** WORK TO BE COMPLETED **
Your task is to print all of the material verbatim.

Figure scripts:
>> Begin
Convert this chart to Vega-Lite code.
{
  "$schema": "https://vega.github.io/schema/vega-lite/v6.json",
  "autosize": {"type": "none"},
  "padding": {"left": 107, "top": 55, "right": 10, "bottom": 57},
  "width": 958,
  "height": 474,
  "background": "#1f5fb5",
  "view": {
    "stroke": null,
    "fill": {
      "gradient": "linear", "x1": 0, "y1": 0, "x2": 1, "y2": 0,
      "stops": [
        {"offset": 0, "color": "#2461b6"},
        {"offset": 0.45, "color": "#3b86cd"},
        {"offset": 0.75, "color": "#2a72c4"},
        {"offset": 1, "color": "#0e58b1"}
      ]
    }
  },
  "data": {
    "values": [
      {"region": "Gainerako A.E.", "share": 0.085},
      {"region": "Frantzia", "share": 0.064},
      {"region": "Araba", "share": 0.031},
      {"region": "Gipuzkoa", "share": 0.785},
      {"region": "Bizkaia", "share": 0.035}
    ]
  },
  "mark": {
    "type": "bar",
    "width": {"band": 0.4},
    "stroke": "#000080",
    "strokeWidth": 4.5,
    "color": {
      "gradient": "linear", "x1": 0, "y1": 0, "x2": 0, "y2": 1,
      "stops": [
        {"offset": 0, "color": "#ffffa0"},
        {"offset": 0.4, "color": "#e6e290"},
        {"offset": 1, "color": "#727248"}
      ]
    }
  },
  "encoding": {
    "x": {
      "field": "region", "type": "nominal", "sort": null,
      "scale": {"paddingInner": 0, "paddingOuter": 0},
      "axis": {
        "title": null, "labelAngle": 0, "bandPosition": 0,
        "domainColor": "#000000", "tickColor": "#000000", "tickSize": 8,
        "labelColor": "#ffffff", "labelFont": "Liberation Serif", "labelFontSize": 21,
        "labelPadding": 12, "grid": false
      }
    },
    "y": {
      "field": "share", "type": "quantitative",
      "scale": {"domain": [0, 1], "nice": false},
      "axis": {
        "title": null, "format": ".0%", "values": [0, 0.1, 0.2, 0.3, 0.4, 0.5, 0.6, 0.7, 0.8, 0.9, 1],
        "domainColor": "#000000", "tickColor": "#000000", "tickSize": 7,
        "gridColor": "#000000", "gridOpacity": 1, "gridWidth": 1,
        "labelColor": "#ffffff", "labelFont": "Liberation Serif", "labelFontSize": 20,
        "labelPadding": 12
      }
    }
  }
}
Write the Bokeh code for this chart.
>> End
** ANSWER TO THE EXERCISE **
Convert this chart to Vega-Lite code.
{
  "$schema": "https://vega.github.io/schema/vega-lite/v6.json",
  "autosize": {"type": "none"},
  "padding": {"left": 107, "top": 55, "right": 10, "bottom": 57},
  "width": 958,
  "height": 474,
  "background": "#1f5fb5",
  "view": {
    "stroke": null,
    "fill": {
      "gradient": "linear", "x1": 0, "y1": 0, "x2": 1, "y2": 0,
      "stops": [
        {"offset": 0, "color": "#2461b6"},
        {"offset": 0.45, "color": "#3b86cd"},
        {"offset": 0.75, "color": "#2a72c4"},
        {"offset": 1, "color": "#0e58b1"}
      ]
    }
  },
  "data": {
    "values": [
      {"region": "Gainerako A.E.", "share": 0.085},
      {"region": "Frantzia", "share": 0.064},
      {"region": "Araba", "share": 0.031},
      {"region": "Gipuzkoa", "share": 0.785},
      {"region": "Bizkaia", "share": 0.035}
    ]
  },
  "mark": {
    "type": "bar",
    "width": {"band": 0.4},
    "stroke": "#000080",
    "strokeWidth": 4.5,
    "color": {
      "gradient": "linear", "x1": 0, "y1": 0, "x2": 0, "y2": 1,
      "stops": [
        {"offset": 0, "color": "#ffffa0"},
        {"offset": 0.4, "color": "#e6e290"},
        {"offset": 1, "color": "#727248"}
      ]
    }
  },
  "encoding": {
    "x": {
      "field": "region", "type": "nominal", "sort": null,
      "scale": {"paddingInner": 0, "paddingOuter": 0},
      "axis": {
        "title": null, "labelAngle": 0, "bandPosition": 0,
        "domainColor": "#000000", "tickColor": "#000000", "tickSize": 8,
        "labelColor": "#ffffff", "labelFont": "Liberation Serif", "labelFontSize": 21,
        "labelPadding": 12, "grid": false
      }
    },
    "y": {
      "field": "share", "type": "quantitative",
      "scale": {"domain": [0, 1], "nice": false},
      "axis": {
        "title": null, "format": ".0%", "values": [0, 0.1, 0.2, 0.3, 0.4, 0.5, 0.6, 0.7, 0.8, 0.9, 1],
        "domainColor": "#000000", "tickColor": "#000000", "tickSize": 7,
        "gridColor": "#000000", "gridOpacity": 1, "gridWidth": 1,
        "labelColor": "#ffffff", "labelFont": "Liberation Serif", "labelFontSize": 20,
        "labelPadding": 12
      }
    }
  }
}
Write the Bokeh code for this chart.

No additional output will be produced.